▸ STATED PROBLEM: Copy each line below that contains "chart".

+++ DATA ROWS

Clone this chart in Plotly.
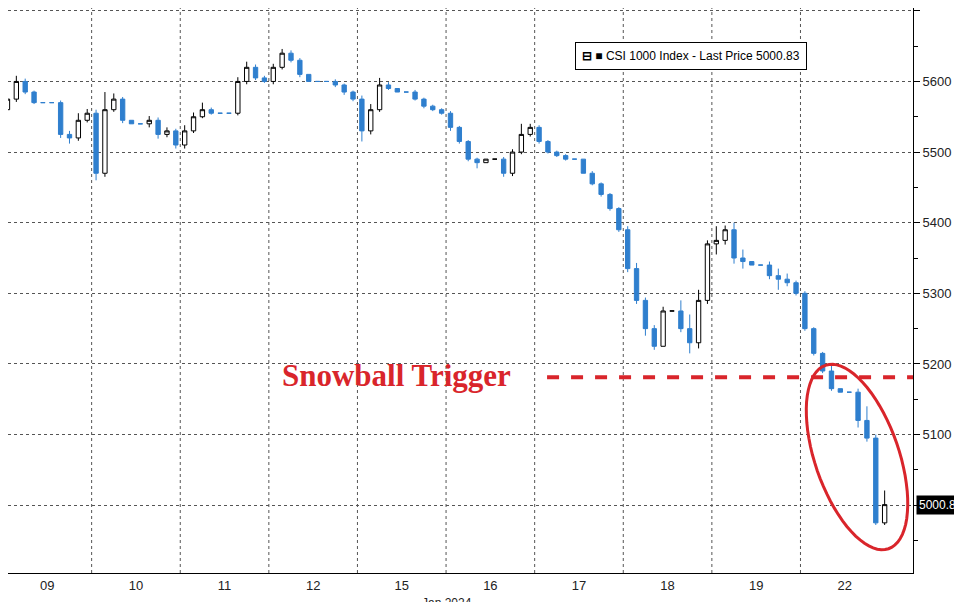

++++++
+++ DATA ROWS

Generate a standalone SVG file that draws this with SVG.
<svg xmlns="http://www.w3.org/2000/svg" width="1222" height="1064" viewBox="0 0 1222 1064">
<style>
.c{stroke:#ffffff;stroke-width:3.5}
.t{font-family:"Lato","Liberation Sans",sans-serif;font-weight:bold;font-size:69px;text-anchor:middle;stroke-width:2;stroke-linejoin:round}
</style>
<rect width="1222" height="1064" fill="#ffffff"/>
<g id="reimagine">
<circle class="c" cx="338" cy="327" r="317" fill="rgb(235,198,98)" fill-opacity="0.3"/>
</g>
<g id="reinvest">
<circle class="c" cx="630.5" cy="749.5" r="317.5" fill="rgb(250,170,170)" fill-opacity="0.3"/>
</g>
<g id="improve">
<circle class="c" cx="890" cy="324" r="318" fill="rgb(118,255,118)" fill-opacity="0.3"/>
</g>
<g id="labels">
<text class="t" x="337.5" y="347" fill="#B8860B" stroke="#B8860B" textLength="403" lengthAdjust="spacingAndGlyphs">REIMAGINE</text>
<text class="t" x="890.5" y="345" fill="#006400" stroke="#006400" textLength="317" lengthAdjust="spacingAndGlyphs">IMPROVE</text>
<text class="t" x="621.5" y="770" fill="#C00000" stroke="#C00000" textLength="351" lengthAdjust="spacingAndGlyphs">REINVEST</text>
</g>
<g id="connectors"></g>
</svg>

++++++
+++ DATA ROWS

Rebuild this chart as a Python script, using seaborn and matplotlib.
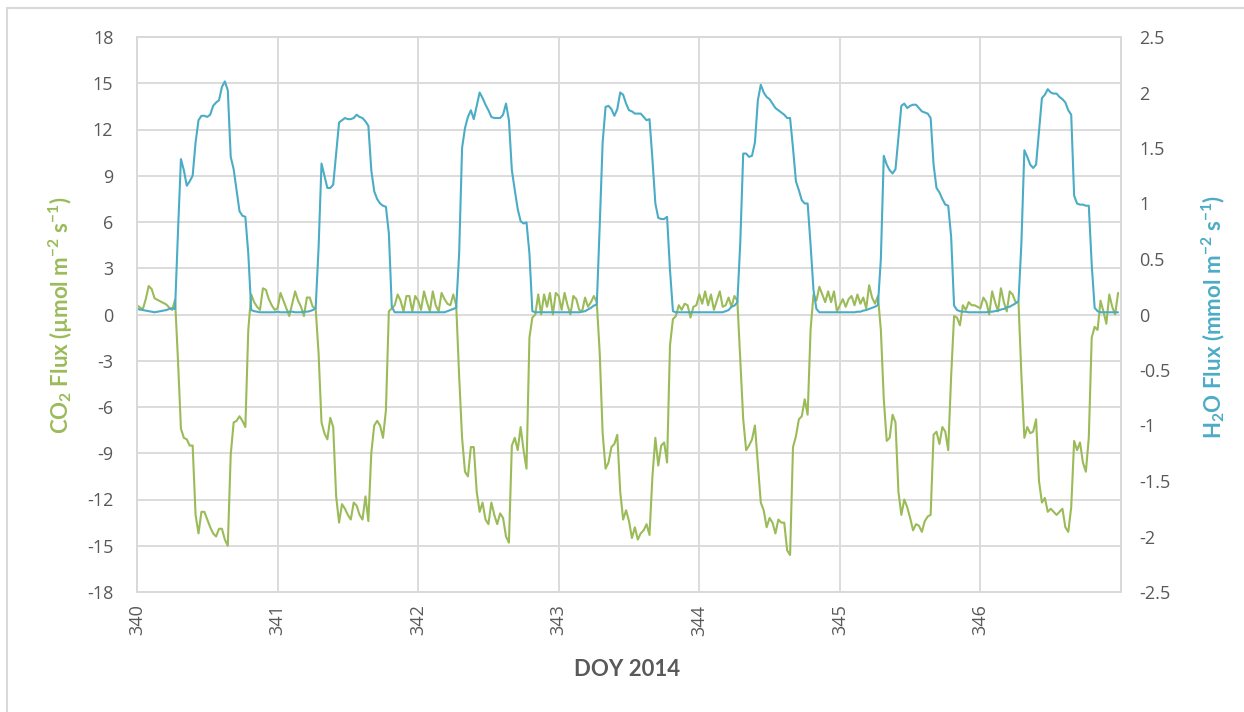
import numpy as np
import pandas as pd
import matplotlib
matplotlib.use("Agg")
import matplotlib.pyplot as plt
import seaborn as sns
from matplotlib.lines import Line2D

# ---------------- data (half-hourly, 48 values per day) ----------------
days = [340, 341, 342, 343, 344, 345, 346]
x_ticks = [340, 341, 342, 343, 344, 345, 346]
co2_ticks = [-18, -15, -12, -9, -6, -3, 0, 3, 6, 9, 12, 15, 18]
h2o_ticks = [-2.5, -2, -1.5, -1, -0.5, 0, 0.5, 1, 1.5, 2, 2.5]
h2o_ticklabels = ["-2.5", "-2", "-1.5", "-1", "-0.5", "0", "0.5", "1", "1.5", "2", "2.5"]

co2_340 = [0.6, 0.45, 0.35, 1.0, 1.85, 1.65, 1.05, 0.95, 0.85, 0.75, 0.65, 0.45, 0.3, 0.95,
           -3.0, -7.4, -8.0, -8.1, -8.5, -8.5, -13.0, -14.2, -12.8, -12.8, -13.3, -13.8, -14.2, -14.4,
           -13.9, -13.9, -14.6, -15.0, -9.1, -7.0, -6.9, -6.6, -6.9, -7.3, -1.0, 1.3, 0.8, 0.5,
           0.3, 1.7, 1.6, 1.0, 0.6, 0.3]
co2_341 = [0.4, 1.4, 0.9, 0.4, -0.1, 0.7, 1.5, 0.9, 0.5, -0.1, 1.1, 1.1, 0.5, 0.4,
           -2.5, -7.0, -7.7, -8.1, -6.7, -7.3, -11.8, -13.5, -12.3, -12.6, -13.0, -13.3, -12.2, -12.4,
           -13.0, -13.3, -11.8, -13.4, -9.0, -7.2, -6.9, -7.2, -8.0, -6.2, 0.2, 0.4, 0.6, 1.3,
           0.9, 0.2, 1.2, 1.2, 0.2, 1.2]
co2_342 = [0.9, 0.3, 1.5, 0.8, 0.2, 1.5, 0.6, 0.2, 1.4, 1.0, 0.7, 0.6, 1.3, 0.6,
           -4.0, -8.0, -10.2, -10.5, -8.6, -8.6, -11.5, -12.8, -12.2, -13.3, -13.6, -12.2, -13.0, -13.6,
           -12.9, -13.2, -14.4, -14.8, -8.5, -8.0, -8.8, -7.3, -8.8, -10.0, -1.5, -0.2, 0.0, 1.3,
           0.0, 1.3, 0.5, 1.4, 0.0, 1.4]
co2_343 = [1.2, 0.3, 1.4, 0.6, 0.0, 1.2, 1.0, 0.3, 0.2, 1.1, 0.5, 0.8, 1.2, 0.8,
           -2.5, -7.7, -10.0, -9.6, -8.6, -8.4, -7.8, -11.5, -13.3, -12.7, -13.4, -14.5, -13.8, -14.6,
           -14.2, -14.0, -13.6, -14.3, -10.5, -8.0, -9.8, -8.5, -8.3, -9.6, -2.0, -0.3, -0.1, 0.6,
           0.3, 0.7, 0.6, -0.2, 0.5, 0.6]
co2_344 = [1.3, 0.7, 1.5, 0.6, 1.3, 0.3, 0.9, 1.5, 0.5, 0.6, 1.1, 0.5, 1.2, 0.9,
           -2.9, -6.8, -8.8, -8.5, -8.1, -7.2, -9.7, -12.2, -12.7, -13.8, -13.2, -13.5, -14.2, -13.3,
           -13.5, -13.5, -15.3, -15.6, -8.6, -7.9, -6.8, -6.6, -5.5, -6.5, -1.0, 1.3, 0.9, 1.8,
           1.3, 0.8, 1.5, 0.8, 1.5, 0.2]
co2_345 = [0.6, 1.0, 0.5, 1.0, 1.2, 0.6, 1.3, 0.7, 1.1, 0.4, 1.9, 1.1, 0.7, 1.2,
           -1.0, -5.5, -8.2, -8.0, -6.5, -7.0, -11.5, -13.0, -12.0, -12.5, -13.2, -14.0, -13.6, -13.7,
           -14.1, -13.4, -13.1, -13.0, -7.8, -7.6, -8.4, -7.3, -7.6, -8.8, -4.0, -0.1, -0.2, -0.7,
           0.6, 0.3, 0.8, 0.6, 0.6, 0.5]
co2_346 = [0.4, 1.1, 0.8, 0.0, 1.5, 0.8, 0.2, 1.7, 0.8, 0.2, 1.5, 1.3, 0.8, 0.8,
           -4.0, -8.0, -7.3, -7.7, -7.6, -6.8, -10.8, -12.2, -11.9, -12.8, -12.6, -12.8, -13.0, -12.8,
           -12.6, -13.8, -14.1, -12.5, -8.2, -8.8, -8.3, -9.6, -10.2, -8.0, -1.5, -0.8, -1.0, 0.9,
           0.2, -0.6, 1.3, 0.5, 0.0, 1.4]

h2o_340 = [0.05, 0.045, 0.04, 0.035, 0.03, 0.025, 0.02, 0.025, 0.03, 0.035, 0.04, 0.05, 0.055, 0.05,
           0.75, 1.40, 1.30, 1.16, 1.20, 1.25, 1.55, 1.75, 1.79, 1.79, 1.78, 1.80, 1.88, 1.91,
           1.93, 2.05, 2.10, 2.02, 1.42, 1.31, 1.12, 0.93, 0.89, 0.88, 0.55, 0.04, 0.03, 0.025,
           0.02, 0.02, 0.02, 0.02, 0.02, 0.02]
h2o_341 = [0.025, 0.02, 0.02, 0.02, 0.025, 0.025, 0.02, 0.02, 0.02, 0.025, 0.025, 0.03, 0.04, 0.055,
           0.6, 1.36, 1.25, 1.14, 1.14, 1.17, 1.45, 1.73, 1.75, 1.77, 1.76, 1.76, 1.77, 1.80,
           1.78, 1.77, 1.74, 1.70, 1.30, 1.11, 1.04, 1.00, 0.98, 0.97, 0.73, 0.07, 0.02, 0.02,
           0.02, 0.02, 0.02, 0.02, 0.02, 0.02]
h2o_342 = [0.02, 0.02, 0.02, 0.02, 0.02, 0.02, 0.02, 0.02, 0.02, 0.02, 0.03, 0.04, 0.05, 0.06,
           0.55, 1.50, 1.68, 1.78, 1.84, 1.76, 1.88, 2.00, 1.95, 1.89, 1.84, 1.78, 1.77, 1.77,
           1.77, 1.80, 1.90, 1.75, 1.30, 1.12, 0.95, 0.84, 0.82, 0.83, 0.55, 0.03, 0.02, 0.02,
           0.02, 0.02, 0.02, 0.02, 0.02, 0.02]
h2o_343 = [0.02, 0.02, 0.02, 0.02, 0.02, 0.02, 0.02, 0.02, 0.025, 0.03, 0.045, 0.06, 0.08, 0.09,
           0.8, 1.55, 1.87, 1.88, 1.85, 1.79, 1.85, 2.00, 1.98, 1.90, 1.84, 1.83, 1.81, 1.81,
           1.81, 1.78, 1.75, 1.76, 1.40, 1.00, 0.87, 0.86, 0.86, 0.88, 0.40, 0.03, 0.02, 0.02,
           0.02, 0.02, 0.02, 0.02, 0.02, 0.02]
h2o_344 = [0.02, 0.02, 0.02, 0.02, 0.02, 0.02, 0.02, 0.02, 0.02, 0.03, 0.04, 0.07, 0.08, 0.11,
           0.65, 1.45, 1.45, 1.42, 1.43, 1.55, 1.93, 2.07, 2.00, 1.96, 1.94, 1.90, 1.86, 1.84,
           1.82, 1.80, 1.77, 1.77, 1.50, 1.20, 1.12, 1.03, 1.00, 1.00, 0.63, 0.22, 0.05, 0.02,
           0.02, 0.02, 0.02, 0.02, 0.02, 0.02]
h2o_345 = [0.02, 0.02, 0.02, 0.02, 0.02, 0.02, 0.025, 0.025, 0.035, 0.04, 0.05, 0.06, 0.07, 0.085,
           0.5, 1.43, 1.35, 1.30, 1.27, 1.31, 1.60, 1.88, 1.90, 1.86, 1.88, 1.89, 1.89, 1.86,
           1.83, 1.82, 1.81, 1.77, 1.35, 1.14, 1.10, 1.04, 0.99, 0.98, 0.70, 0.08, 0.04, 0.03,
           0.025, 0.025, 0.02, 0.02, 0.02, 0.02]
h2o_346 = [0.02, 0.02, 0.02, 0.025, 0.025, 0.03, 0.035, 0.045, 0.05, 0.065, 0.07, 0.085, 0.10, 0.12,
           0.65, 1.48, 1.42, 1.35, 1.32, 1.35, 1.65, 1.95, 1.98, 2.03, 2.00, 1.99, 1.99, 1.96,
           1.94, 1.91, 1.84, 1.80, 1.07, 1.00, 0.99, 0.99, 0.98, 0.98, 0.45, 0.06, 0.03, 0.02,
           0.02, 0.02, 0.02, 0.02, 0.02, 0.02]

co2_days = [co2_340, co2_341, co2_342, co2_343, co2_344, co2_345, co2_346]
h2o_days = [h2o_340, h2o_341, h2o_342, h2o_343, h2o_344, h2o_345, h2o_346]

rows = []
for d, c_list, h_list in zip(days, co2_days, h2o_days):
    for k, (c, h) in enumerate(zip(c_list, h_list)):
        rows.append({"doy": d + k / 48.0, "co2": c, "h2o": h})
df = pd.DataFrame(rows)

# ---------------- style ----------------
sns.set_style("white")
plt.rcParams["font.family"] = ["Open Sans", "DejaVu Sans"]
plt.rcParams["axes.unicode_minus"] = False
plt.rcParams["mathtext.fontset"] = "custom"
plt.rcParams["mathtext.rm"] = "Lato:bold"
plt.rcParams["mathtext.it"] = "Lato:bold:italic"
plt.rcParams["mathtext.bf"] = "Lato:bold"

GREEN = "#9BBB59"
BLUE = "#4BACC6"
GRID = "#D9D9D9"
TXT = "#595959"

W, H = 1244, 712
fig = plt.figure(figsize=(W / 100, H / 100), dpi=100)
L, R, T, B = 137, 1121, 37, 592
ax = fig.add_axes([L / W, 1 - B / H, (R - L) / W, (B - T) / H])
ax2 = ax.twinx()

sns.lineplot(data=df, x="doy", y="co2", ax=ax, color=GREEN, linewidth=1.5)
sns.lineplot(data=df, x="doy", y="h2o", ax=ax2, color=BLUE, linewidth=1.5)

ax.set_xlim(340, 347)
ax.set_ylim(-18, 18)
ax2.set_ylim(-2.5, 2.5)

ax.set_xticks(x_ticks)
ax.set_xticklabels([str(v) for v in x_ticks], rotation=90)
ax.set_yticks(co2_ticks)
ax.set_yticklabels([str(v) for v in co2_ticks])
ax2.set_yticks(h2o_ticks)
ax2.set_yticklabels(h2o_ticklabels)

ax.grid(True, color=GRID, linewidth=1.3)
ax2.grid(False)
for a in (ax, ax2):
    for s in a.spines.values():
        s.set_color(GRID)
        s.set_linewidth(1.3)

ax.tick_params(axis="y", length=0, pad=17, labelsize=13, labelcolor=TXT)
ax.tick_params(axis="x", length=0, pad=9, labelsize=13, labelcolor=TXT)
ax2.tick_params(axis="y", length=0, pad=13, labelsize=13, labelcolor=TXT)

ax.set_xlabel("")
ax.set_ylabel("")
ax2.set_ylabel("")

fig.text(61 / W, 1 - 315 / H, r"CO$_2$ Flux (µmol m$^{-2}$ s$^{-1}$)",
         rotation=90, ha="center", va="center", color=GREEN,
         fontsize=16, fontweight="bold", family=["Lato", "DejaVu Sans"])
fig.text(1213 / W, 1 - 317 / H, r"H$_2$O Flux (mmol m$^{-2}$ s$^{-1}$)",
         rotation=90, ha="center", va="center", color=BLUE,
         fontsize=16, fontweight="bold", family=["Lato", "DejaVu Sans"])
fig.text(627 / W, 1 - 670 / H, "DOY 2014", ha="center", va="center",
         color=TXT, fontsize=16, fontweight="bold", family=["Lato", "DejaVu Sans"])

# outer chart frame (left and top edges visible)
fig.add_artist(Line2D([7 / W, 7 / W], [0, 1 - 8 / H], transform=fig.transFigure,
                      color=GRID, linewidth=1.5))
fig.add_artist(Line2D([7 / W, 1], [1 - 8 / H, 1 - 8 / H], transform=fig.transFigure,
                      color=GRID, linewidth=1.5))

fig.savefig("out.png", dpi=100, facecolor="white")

++++++

▸ SOLUTION TO THIS EXERCISE:
Clone this chart in Plotly.
Rebuild this chart as a Python script, using seaborn and matplotlib.
# outer chart frame (left and top edges visible)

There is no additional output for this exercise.